*THE EXERCISE*.
Leaving out every picture, retype the lines below from the top through the one that contains "const fmt1 = v".

#####

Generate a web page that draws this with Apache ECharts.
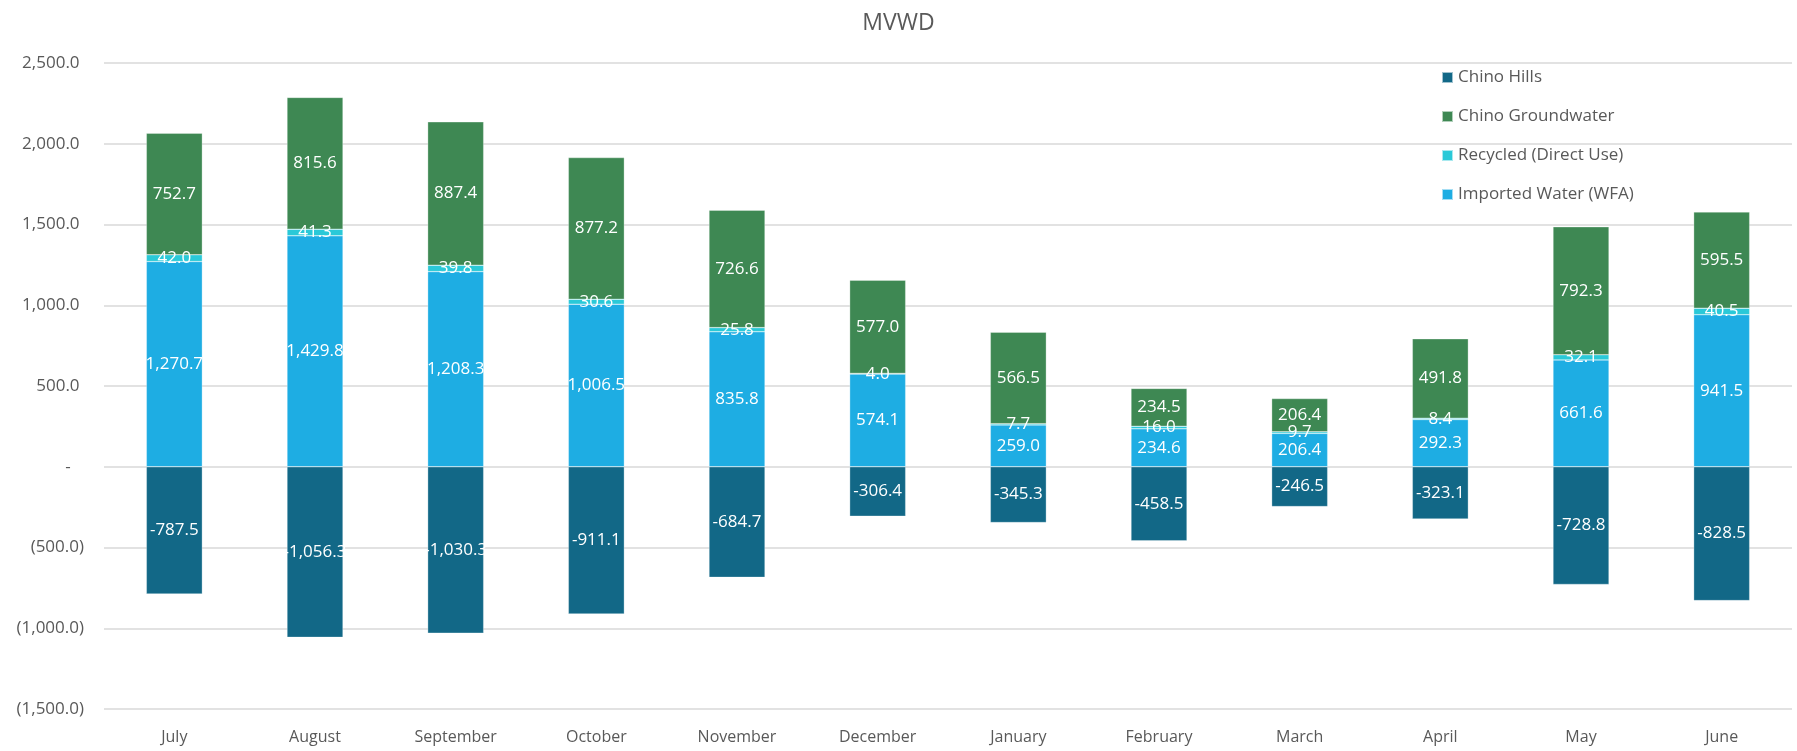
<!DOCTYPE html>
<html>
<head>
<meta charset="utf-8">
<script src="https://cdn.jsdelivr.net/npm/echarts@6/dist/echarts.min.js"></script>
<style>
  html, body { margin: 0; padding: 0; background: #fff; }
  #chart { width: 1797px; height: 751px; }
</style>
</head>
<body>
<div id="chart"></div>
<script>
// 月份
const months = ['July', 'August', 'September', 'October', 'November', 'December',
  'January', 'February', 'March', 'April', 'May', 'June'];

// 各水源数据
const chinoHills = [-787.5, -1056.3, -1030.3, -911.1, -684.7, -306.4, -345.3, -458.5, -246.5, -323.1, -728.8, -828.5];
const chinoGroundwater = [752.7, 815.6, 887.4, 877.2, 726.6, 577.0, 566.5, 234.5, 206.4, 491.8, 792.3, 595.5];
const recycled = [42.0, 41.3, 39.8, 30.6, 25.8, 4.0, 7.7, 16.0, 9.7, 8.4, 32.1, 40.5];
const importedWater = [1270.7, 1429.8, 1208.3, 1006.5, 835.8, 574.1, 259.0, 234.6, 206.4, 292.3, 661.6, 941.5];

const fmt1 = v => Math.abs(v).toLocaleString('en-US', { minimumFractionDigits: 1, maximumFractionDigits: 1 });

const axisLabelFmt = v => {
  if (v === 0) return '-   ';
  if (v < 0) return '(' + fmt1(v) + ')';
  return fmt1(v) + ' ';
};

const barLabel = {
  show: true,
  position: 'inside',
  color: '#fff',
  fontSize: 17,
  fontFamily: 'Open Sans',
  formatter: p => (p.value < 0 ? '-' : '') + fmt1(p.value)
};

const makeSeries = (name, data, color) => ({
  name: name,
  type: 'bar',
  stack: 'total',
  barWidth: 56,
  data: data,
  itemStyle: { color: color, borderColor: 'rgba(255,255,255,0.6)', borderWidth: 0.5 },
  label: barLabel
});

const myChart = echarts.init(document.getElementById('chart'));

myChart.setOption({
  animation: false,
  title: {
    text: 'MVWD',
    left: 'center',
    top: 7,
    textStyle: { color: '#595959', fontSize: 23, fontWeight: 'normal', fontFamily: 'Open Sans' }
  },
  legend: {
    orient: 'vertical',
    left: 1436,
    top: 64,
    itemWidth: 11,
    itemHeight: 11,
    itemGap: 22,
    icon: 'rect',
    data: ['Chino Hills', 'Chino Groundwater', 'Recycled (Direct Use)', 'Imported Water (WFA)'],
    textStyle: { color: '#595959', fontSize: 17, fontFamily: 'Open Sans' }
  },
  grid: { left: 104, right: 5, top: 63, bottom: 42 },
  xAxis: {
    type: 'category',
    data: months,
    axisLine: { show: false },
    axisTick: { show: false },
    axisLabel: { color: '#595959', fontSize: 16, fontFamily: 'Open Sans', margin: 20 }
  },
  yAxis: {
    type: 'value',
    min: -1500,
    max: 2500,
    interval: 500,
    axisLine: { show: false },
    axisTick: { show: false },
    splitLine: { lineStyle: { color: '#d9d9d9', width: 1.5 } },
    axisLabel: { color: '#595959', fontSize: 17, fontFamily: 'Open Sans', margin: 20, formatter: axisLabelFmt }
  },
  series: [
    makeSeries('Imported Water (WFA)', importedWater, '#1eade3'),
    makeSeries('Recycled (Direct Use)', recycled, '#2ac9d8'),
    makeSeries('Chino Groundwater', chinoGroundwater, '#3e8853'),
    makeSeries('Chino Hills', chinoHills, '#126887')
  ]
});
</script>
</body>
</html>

#####

*TASK RESULT*.
Generate a web page that draws this with Apache ECharts.
<!DOCTYPE html>
<html>
<head>
<meta charset="utf-8">
<script src="https://cdn.jsdelivr.net/npm/echarts@6/dist/echarts.min.js"></script>
<style>
  html, body { margin: 0; padding: 0; background: #fff; }
  #chart { width: 1797px; height: 751px; }
</style>
</head>
<body>
<div id="chart"></div>
<script>
// 月份
const months = ['July', 'August', 'September', 'October', 'November', 'December',
  'January', 'February', 'March', 'April', 'May', 'June'];

// 各水源数据
const chinoHills = [-787.5, -1056.3, -1030.3, -911.1, -684.7, -306.4, -345.3, -458.5, -246.5, -323.1, -728.8, -828.5];
const chinoGroundwater = [752.7, 815.6, 887.4, 877.2, 726.6, 577.0, 566.5, 234.5, 206.4, 491.8, 792.3, 595.5];
const recycled = [42.0, 41.3, 39.8, 30.6, 25.8, 4.0, 7.7, 16.0, 9.7, 8.4, 32.1, 40.5];
const importedWater = [1270.7, 1429.8, 1208.3, 1006.5, 835.8, 574.1, 259.0, 234.6, 206.4, 292.3, 661.6, 941.5];

const fmt1 = v => Math.abs(v).toLocaleString('en-US', { minimumFractionDigits: 1, maximumFractionDigits: 1 });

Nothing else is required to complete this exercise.